8.A) Explain Pig architecture for scripts data flow and processing. – 10 Marks
Answer:-
Here’s a breakdown of the concepts related to executing Pig scripts and the execution flow through different components:
Ways to Execute Pig Scripts:
- Grunt Shell: An interactive shell of Pig that executes the scripts.
- Script File: Pig commands written in a script file that execute at Pig Server.
- Embedded Script: Create UDFs for the functions unavailable in Pig built- in operators. UDF can be in other programming languages. The UDFs can embed in Pig Latin Script file.
Execution Flow in Pig:
- Parser:
- Handles Pig scripts after passing through the Grunt shell or Pig Server.
- The parser checks for type errors and syntax errors.
- It generates a Directed Acyclic Graph (DAG), which represents the logical plan of the script.
- Acyclic means there are no cycles; data flows in a single direction from one node to another.
- Nodes represent logical operators, and edges represent data flow between operators.
- Optimizer:
- The DAG is sent to the logical optimizer, where optimization activities are performed automatically to reduce data flow and improve efficiency.
- Some optimization strategies include:
- PushUpFilter: Pushes filter conditions earlier in the execution to reduce the number of records early.

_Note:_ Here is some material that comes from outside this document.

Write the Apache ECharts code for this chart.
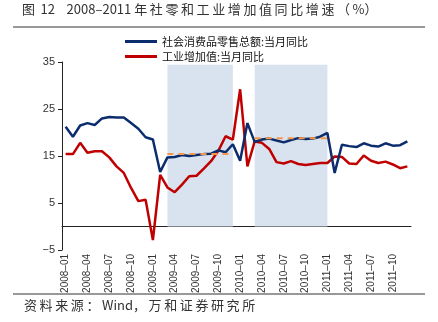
<!DOCTYPE html>
<html>
<head>
<meta charset="utf-8">
<script src="https://cdn.jsdelivr.net/npm/echarts@6/dist/echarts.min.js"></script>
<style>
html,body{margin:0;padding:0;background:#fff;}
#chart{width:438px;height:322px;}
</style>
</head>
<body>
<div id="chart"></div>
<script>
var categories = [
  '2008-01','2008-02','2008-03','2008-04','2008-05','2008-06','2008-07','2008-08','2008-09','2008-10','2008-11','2008-12',
  '2009-01','2009-02','2009-03','2009-04','2009-05','2009-06','2009-07','2009-08','2009-09','2009-10','2009-11','2009-12',
  '2010-01','2010-02','2010-03','2010-04','2010-05','2010-06','2010-07','2010-08','2010-09','2010-10','2010-11','2010-12',
  '2011-01','2011-02','2011-03','2011-04','2011-05','2011-06','2011-07','2011-08','2011-09','2011-10','2011-11','2011-12'
];
var retailSales = [
  21.2,19.1,21.5,22.0,21.6,23.0,23.3,23.2,23.2,22.0,20.8,19.0,
  18.5,11.6,14.7,14.8,15.2,15.0,15.2,15.4,15.5,16.2,15.8,17.5,
  14.0,22.0,18.0,18.5,18.7,18.3,17.9,18.4,18.8,18.6,18.7,19.1,
  19.9,11.4,17.4,17.1,16.9,17.7,17.2,17.0,17.7,17.2,17.3,18.1
];
var industrial = [
  15.4,15.4,17.8,15.7,16.0,16.0,14.7,12.8,11.4,8.2,5.4,5.7,
  -2.9,11.0,8.3,7.3,8.9,10.7,10.8,12.3,13.9,16.1,19.2,18.5,
  29.2,12.8,18.1,17.8,16.5,13.7,13.4,13.9,13.3,13.1,13.3,13.5,
  13.5,14.9,14.8,13.4,13.3,15.1,14.0,13.5,13.8,13.2,12.4,12.8
];
// period averages of retail sales (orange dashed reference lines)
var avgPeriods = [
  {from:'2009-03', to:'2009-12', value:15.4},
  {from:'2010-03', to:'2011-01', value:18.8}
];
var shadedPeriods = [['2009-03','2009-12'],['2010-03','2011-01']];
var yTicks = {min:-5, max:35, interval:10};
var seriesNames = ['社会消费品零售总额:当月同比','工业增加值:当月同比'];
var titleText = '图 12    2008–2011 年社零和工业增加值同比增速（%）';
var sourceText = '资料来源：Wind，万和证券研究所';

function spaced(s){
  // add thin spaces after CJK / full-width characters to mimic the wide Song-style pitch
  var out = '';
  for (var i=0;i<s.length;i++){
    var ch = s[i];
    if (ch === ' ') { out += '\u00a0'; continue; }
    out += ch;
    if (/[\u3000-\u9fff\uff00-\uffef]/.test(ch)) out += '\u2009';
  }
  return out;
}

var avgData = categories.map(function(c){ return null; });
avgPeriods.forEach(function(p){
  var a = categories.indexOf(p.from), b = categories.indexOf(p.to);
  for (var i=a;i<=b;i++) avgData[i] = p.value;
});

var chart = echarts.init(document.getElementById('chart'), null, {renderer:'canvas'});
var cjk = '"Noto Sans CJK SC", "Liberation Sans", sans-serif';
chart.setOption({
  animation:false,
  backgroundColor:'#fff',
  grid:{left:62, right:27, top:62, bottom:72, containLabel:false},
  legend:{
    orient:'vertical', left:120, top:31, itemGap:4,
    icon:'rect', itemWidth:32, itemHeight:3,
    textStyle:{fontFamily:cjk, fontSize:11, color:'#111'},
    data:seriesNames
  },
  xAxis:{
    type:'category', data:categories, boundaryGap:true,
    axisLine:{onZero:true, lineStyle:{color:'#222', width:1}},
    axisTick:{alignWithLabel:true, interval:2, length:4, lineStyle:{color:'#222'}},
    axisLabel:{interval:2, rotate:90, fontSize:10, color:'#333', margin:4,
      fontFamily:'"Liberation Sans", Arial, sans-serif',
      formatter:function(v){return v.replace('-','\u2013');}},
    splitLine:{show:false}
  },
  yAxis:{
    type:'value', min:yTicks.min, max:yTicks.max, interval:yTicks.interval,
    axisLine:{show:true, lineStyle:{color:'#222', width:1}},
    axisTick:{show:true, length:4, lineStyle:{color:'#222'}},
    axisLabel:{fontSize:11, color:'#333', margin:7, fontFamily:'"Liberation Sans", Arial, sans-serif',
      formatter:function(v){return String(v).replace('-','\u2212');}},
    splitLine:{show:false}
  },
  graphic:[
    {type:'text', left:22, top:3, style:{text:spaced(titleText), fontFamily:cjk, fontSize:13, fill:'#333'}},
    {type:'line', shape:{x1:13, y1:27, x2:425, y2:27}, style:{stroke:'#333', lineWidth:1}},
    {type:'line', shape:{x1:13, y1:294, x2:425, y2:294}, style:{stroke:'#333', lineWidth:1}},
    {type:'text', left:24, top:299, style:{text:spaced(sourceText), fontFamily:cjk, fontSize:13, fill:'#333'}}
  ],
  series:[
    {
      name:seriesNames[0], type:'line', data:retailSales, symbol:'none', z:4,
      lineStyle:{color:'#0b2d6d', width:2.5}, itemStyle:{color:'#0b2d6d'},
      markArea:{silent:true, itemStyle:{color:'#d8e3ef'},
        data:shadedPeriods.map(function(p){return [{xAxis:p[0], yAxis:34.4},{xAxis:p[1], yAxis:0}];})}
    },
    {
      name:seriesNames[1], type:'line', data:industrial, symbol:'none', z:3,
      lineStyle:{color:'#c00000', width:2.5}, itemStyle:{color:'#c00000'}
    },
    {
      name:'avg', type:'line', data:avgData, symbol:'none', connectNulls:false, z:5,
      lineStyle:{color:'#f79646', width:2, type:[6,5]}, itemStyle:{color:'#f79646'}
    }
  ]
});
</script>
</body>
</html>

- PushDownForEachFlatten: Delays flattening operations (cross products) to keep records fewer at any point.
- ColumnPruner: Removes unused or unnecessary columns from records, optimizing data size.
- MapKeyPruner: Omits unused map keys to reduce record size.
- Limit Optimizer: If a limit operation is used right after a load or sort, it optimizes the process by reducing the number of records early, avoiding unnecessary processing.
- Compiler:
- After optimization, the compiler generates a series of MapReduce jobs that correspond to the logical plan.
- It prepares the jobs for execution.
- Execution Engine:
- The MapReduce jobs are submitted for execution by the execution engine.
- The jobs run on the cluster, performing the computations, and output the final result.
Flow Summary:
- The script is parsed to check for errors.
- The DAG is generated and optimized by applying various techniques to reduce the data flow.
- The compiler generates MapReduce jobs for the optimized plan.
- The execution engine runs the jobs, and the result is produced.